● **PROBLEM DESCRIPTION**
Provide an exact copy of the data, excluding the images.

● **COLLECTED MATERIAL**
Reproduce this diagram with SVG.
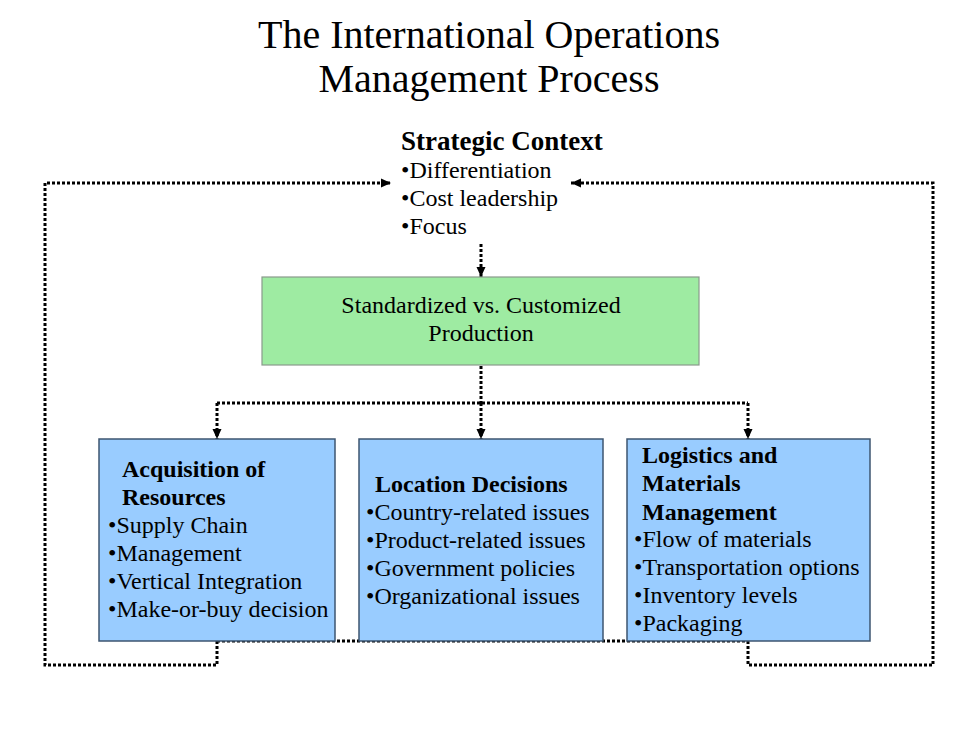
<svg xmlns="http://www.w3.org/2000/svg" width="976" height="731" viewBox="0 0 976 731">
<style>
text { font-family: "Liberation Serif", "Times New Roman", serif; fill: #000; }
.title { font-size: 40px; text-anchor: middle; }
.head { font-size: 27px; font-weight: bold; }
.bhead { font-size: 24px; font-weight: bold; }
.item { font-size: 24px; }
.ctr { text-anchor: middle; }
.blue { fill: #99CCFF; stroke: #3E5670; stroke-width: 1.5; }
.green { fill: #9EEBA2; stroke: #8A9A8C; stroke-width: 1.2; }
.dot { fill: none; stroke: #000; stroke-width: 3; stroke-dasharray: 3 2; }
</style>
<defs>
<marker id="ah" markerUnits="userSpaceOnUse" markerWidth="10" markerHeight="10" viewBox="0 0 10 10" refX="10" refY="5" orient="auto">
<path d="M0,0.5 L10,5 L0,9.5 Z" fill="#000"/>
</marker>
</defs>
<rect width="976" height="731" fill="#fff"/>
<g id="title">
<text class="title" x="489" y="48">The International Operations</text>
<text class="title" x="489" y="92">Management Process</text>
</g>
<g id="connectors">
<path class="dot" d="M481,244 V277" marker-end="url(#ah)"/>
<path class="dot" d="M481,366 V403"/>
<path class="dot" d="M217,403 H748"/>
<path class="dot" d="M217,403 V439" marker-end="url(#ah)"/>
<path class="dot" d="M481,403 V439" marker-end="url(#ah)"/>
<path class="dot" d="M748,403 V439" marker-end="url(#ah)"/>
<path class="dot" d="M217,641 H748"/>
<path class="dot" d="M217,641 V665 H45 V183 H391" marker-end="url(#ah)"/>
<path class="dot" d="M748,641 V665 H933 V183 H571" marker-end="url(#ah)"/>
</g>
<g id="strategic">
<text class="head" x="401" y="150">Strategic Context</text>
<text class="item" x="401" y="178">•Differentiation</text>
<text class="item" x="401" y="206">•Cost leadership</text>
<text class="item" x="401" y="234">•Focus</text>
</g>
<g id="production">
<rect class="green" x="262" y="277" width="437" height="88"/>
<text class="item ctr" x="481" y="313">Standardized vs. Customized</text>
<text class="item ctr" x="481" y="341">Production</text>
</g>
<g id="acquisition">
<rect class="blue" x="99" y="439" width="236" height="202"/>
<text class="bhead" x="122" y="477">Acquisition of</text>
<text class="bhead" x="122" y="505">Resources</text>
<text class="item" x="108" y="533">•Supply Chain</text>
<text class="item" x="108" y="561">•Management</text>
<text class="item" x="108" y="589">•Vertical Integration</text>
<text class="item" x="108" y="617">•Make-or-buy decision</text>
</g>
<g id="location">
<rect class="blue" x="359" y="439" width="244" height="202"/>
<text class="bhead" x="375" y="492">Location Decisions</text>
<text class="item" x="366" y="520">•Country-related issues</text>
<text class="item" x="366" y="548">•Product-related issues</text>
<text class="item" x="366" y="576">•Government policies</text>
<text class="item" x="366" y="604">•Organizational issues</text>
</g>
<g id="logistics">
<rect class="blue" x="627" y="439" width="243" height="202"/>
<text class="bhead" x="642" y="463">Logistics and</text>
<text class="bhead" x="642" y="491">Materials</text>
<text class="bhead" x="642" y="520">Management</text>
<text class="item" x="634" y="547">•Flow of materials</text>
<text class="item" x="634" y="575">•Transportation options</text>
<text class="item" x="634" y="603">•Inventory levels</text>
<text class="item" x="634" y="631">•Packaging</text>
</g>
</svg>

● **ANSWER IN FULL**
Reproduce this diagram with SVG.
<svg xmlns="http://www.w3.org/2000/svg" width="976" height="731" viewBox="0 0 976 731">
<style>
text { font-family: "Liberation Serif", "Times New Roman", serif; fill: #000; }
.title { font-size: 40px; text-anchor: middle; }
.head { font-size: 27px; font-weight: bold; }
.bhead { font-size: 24px; font-weight: bold; }
.item { font-size: 24px; }
.ctr { text-anchor: middle; }
.blue { fill: #99CCFF; stroke: #3E5670; stroke-width: 1.5; }
.green { fill: #9EEBA2; stroke: #8A9A8C; stroke-width: 1.2; }
.dot { fill: none; stroke: #000; stroke-width: 3; stroke-dasharray: 3 2; }
</style>
<defs>
<marker id="ah" markerUnits="userSpaceOnUse" markerWidth="10" markerHeight="10" viewBox="0 0 10 10" refX="10" refY="5" orient="auto">
<path d="M0,0.5 L10,5 L0,9.5 Z" fill="#000"/>
</marker>
</defs>
<rect width="976" height="731" fill="#fff"/>
<g id="title">
<text class="title" x="489" y="48">The International Operations</text>
<text class="title" x="489" y="92">Management Process</text>
</g>
<g id="connectors">
<path class="dot" d="M481,244 V277" marker-end="url(#ah)"/>
<path class="dot" d="M481,366 V403"/>
<path class="dot" d="M217,403 H748"/>
<path class="dot" d="M217,403 V439" marker-end="url(#ah)"/>
<path class="dot" d="M481,403 V439" marker-end="url(#ah)"/>
<path class="dot" d="M748,403 V439" marker-end="url(#ah)"/>
<path class="dot" d="M217,641 H748"/>
<path class="dot" d="M217,641 V665 H45 V183 H391" marker-end="url(#ah)"/>
<path class="dot" d="M748,641 V665 H933 V183 H571" marker-end="url(#ah)"/>
</g>
<g id="strategic">
<text class="head" x="401" y="150">Strategic Context</text>
<text class="item" x="401" y="178">•Differentiation</text>
<text class="item" x="401" y="206">•Cost leadership</text>
<text class="item" x="401" y="234">•Focus</text>
</g>
<g id="production">
<rect class="green" x="262" y="277" width="437" height="88"/>
<text class="item ctr" x="481" y="313">Standardized vs. Customized</text>
<text class="item ctr" x="481" y="341">Production</text>
</g>
<g id="acquisition">
<rect class="blue" x="99" y="439" width="236" height="202"/>
<text class="bhead" x="122" y="477">Acquisition of</text>
<text class="bhead" x="122" y="505">Resources</text>
<text class="item" x="108" y="533">•Supply Chain</text>
<text class="item" x="108" y="561">•Management</text>
<text class="item" x="108" y="589">•Vertical Integration</text>
<text class="item" x="108" y="617">•Make-or-buy decision</text>
</g>
<g id="location">
<rect class="blue" x="359" y="439" width="244" height="202"/>
<text class="bhead" x="375" y="492">Location Decisions</text>
<text class="item" x="366" y="520">•Country-related issues</text>
<text class="item" x="366" y="548">•Product-related issues</text>
<text class="item" x="366" y="576">•Government policies</text>
<text class="item" x="366" y="604">•Organizational issues</text>
</g>
<g id="logistics">
<rect class="blue" x="627" y="439" width="243" height="202"/>
<text class="bhead" x="642" y="463">Logistics and</text>
<text class="bhead" x="642" y="491">Materials</text>
<text class="bhead" x="642" y="520">Management</text>
<text class="item" x="634" y="547">•Flow of materials</text>
<text class="item" x="634" y="575">•Transportation options</text>
<text class="item" x="634" y="603">•Inventory levels</text>
<text class="item" x="634" y="631">•Packaging</text>
</g>
</svg>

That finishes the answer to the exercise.